We believe that changes in aggregate floor plan liabilities are typically linked to changes in vehicle inventory and, therefore, are an integral part of understanding changes in our working capital and operating cash flow. As a result, we prepare the following reconciliation to highlight our operating cash flows with all changes in vehicle floor plan being classified as an operating activity for informational purposes:

 

 

 

Year Ended December 31,

 

 

 

2012

 

2011

 

2010

 

Net cash from continuing operating activities as reported

 

$

327.9

 

$

133.3

 

$

207.4

 

Floor plan notes payable — non-trade as reported

 

65.3

 

202.9

 

64.0

 

Net cash from continuing operating activities including all floor plan notes payable

 

$

393.2

 

$

336.2

 

$

271.4

 

 

Cash Flows from Continuing Investing Activities

 

Cash used in continuing investing activities was $401.1 million, $361.2 million, and $83.3 million during 2012, 2011, and 2010, respectively. Cash flows from continuing investing activities consist primarily of cash used for capital expenditures, net expenditures for acquisitions and other investments, and proceeds from sale-leaseback transactions. Capital expenditures were $161.3 million, $132.0 million, and $74.9 million during 2012, 2011, and 2010, respectively.

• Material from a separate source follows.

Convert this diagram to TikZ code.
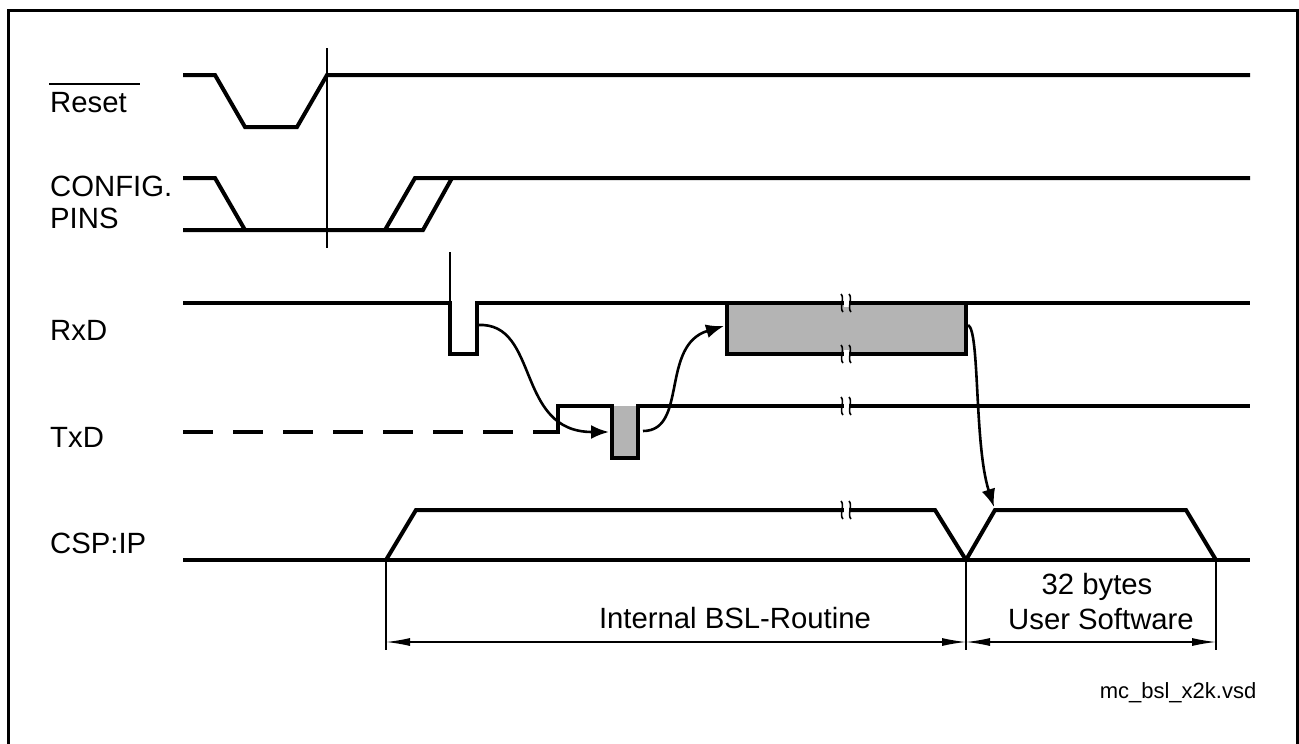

Capital expenditures relate primarily to improvements to our existing dealership facilities, the construction of new facilities and the acquisition of the property or buildings associated with existing leased facilities in our retail automotive segment. In 2012, we also incurred $9.9 million of capital expenditures relating to the acquisition of rental vehicles in our Hertz vehicle rental business. We currently expect to finance our retail automotive segment capital expenditures with operating cash flows or borrowings under our U.S. or U.K. credit facilities and to use our car rental revolver for Hertz capital expenditures. Cash used in acquisitions and other investments, net of cash acquired, was $250.2 million, $232.1 million, and $22.2 million during 2012, 2011, and 2010, respectively, and included cash used to repay sellers floor plan liabilities in such business acquisitions of $74.9 million, $54.5 million, and $9.9 million, respectively.  Proceeds from sale-leaseback transactions were $1.6 million during 2012. No sale-leaseback transactions occurred in 2010 or 2011.

 

Cash Flows from Continuing Financing Activities

 

Cash provided by continuing financing activities was $73.3 million and $208.0 million during 2012 and 2011, respectively. Cash used in continuing financing activities was $122.1 million during 2010. Cash flows from continuing financing activities include net borrowings or repayments of long-term debt, issuance and repurchases of long-term debt, repurchases of common stock, net borrowings or repayments of floor plan notes payable non-trade, payment of deferred financing costs, proceeds from the issuance of common stock and the exercise of stock options, and dividends.

 

We had net repayments of long-term debt of $27.6 million during 2012, which included net repayments on our U.S. credit agreement revolving loans of $82.0 million. We had net borrowings of long-term debt of $155.2 million, which included a net borrowing of $125.0 million on our U.S. credit agreement revolving loans. We had net repayments of long-term debt of $29.4 million 2010, which included a $15.0 million net repayment under our U.S. credit agreement term loan. During 2012, 2011 and 2010, we used $62.7 million, $87.3 million and $156.6 million to repurchase $63.3 million, $87.3 million and $155.7 million aggregate principal amount, respectively, of our Convertible Notes. We had net borrowings of floor plan notes payable non-trade of $65.3 million, $202.9 million, and $64.0 million during 2012, 2011, and 2010, respectively. In 2012, 2011, and 2010, we repurchased 405,631, 2.4 million, and 68,340 shares of common stock for $9.8 million, $44.3 million, and $0.8 million, respectively. During 2012 and 2011, we also paid $41.5 million and $22.0 million, respectively, of cash dividends to our stockholders. No cash dividends were paid to our stockholders during 2010.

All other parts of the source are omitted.